Actually, that's a pretty good analogy. Kindred of the East is like Werewolf: the Apocalypse without the Tribes and without the ongoing futile war against the Wyrm. It's unclear who it's even for . . .
Oh, wait, I think the Kindred of the East Companion might have provided a helpful picture:
Though, now that I put it that way, there may be more overlap between me and the average Kindred of the East fan than it's comfortable to admit.
Ukss Contribution: So there is a certain degree of racial chauvinism in this book, but I can't quite pin down its motives or origin, because it mostly takes the form of an absolute conviction that the Kuei-jin totally outclass the Kindred. Is this an in-character bias or the opinion of the authors? I can't tell.

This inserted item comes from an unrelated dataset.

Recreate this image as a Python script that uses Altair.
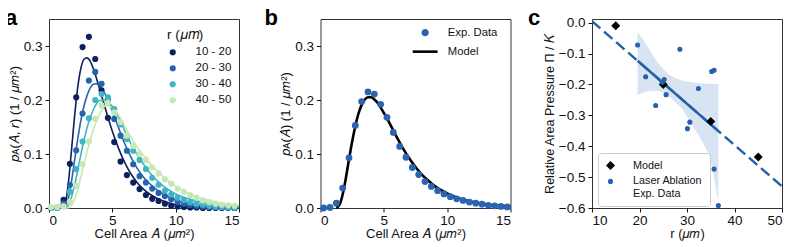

And because I can't tell, and because I wouldn't know what to make of it even if I could, I'm going to include Kindred of the East Companion in Ukss. However, I'm going with something abstract.
The Japanese and Chinese vampires in Shanghai continue to fight each other and it's explicitly due to lingering bad blood (and if you think that's a pun, you're wrong, Kuei-jin don't drink blood, they consume chi) over WW2. In real world terms, it's kind of grim to think about, but it is a genuinely interesting idea in vampire fiction - vampires continuing a war from their mortal days, one that is entirely unrelated to vampire nonsense, even after the living belligerents have been at peace for decades.
I think Ukss could have a conflict like that.